Димитрий Кидонис не мог примириться с тем, что суд над его братом вершили несведущие в теологии люди: «Беспредельной была их ограниченность, у них не было ничего, что они могли бы противопоставить его речам об истине, хотя им и предъявили его сочинение десять месяцев назад» (Там же, 109—111). В речах противннков Прохора Димитрий Кидонис не нашел аргументов, по которым можно было бы назвать неверной его позицию: они содержали лишь ругань и поношения. По мнению Димитрия, Филофей нашел в таких ораторах «подходящих помощников для своих махинаций; он как бастионом прикрыл своим священническим саном их наглость и греховность, науськал их на честного мужа, хранившего во всем приличие. Итак, он употребил их языки и глупость одной части заседателей, а также страх другой в качестве оружия, чтобы уничтожить страх перед Богом и старался пристыдить их передовых борцов» (Там же, 125—128).
Подробно рассмотрев все положения концепции Паламы (Там же, 148—198), Димитрий Кидонис сокрушается и негодует, что дискуссии, в которой Прохор несомненно бы блеснул, не состоялось. По мнению Димитрия на соборе должен был быть составлен документ, содержащий обвинения в адрес концепции Паламы со стороны Прохора и их опровержения собором. Но подобного акта не последовало (Там же, 136—137). Собор ушел от научного рассмотрения позиции Прохора и все свел к поношениям, не подкрепляемым какими-либо аргументами.
В ходе собора была установлена приверженность Прохора к ереси, его же подобные обвинения в адрес Паламы не были услышаны. Собор приговора не вынес, оставив это право синоду. На заседании синода несколькими днями позже в отсутствие Прохора была провозглашена анафема. Димитрий написал другу-антипаламиту: «...они пренебрегли аргументами, решив пошло осудить правду в ее отсутствии» (Там же, 119).

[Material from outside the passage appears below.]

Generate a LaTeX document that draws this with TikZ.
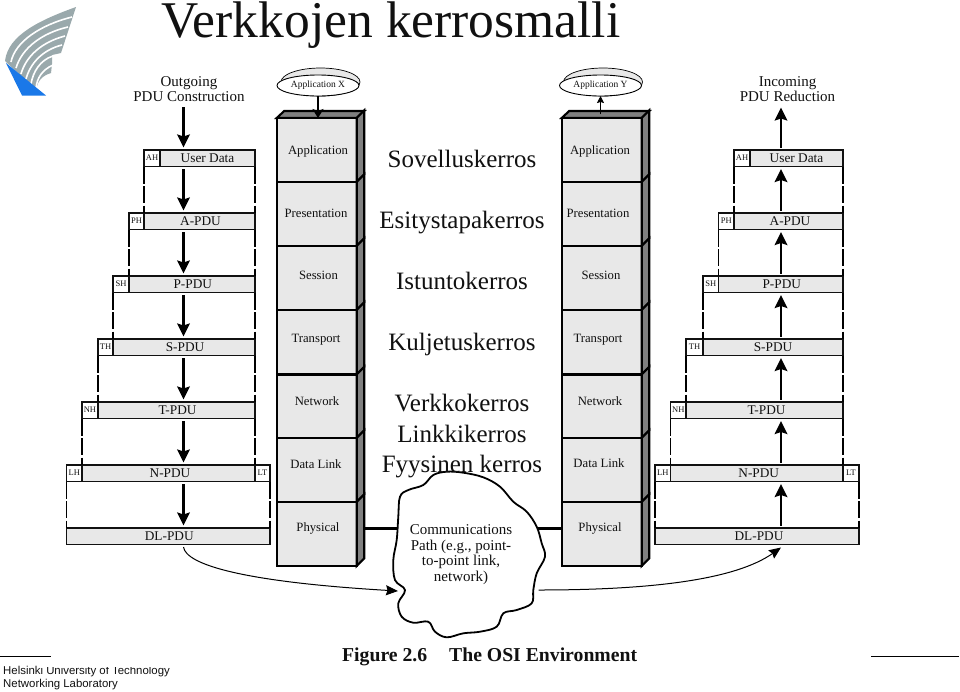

Димитрий Кидонис, восприняв как жесткую несправедливость осуждение своего брата, бывшего ему другом и единомышленником, расценил акт синода как прямое убийство: «...они, не боясь законов и потребованного от них отчета, схватили меч и пронзили посреди города его сердце» (Там же, 37—38).
Ученый понимал, что безразличие со стороны Иоанна V Палеолога, может быть, и его желание поумерить пыл месадзона сыграли свою роль в решении судьбы брата. Он, верный своей прежней идее о необходимости союза трона и науки, заметил в цитируемом письме: «...если бы трон его оценил, он бы оказал ему честь всей своей ученостью и своим характером, так что они сами были бы вынуждены стать порядочными людьми» (Там же, 62—64). Вероятнее всего, как раз образованность Прохора, почитаемая Димитрием за высшую добродетель, и не пришлась ко двору. Скепсиса, порожденного умом и начитанностью, правящая элита не терпит, предпочитая как можно скорее расправиться с ним, опираясь на послушную и одновременно агрессивную невежественную толпу.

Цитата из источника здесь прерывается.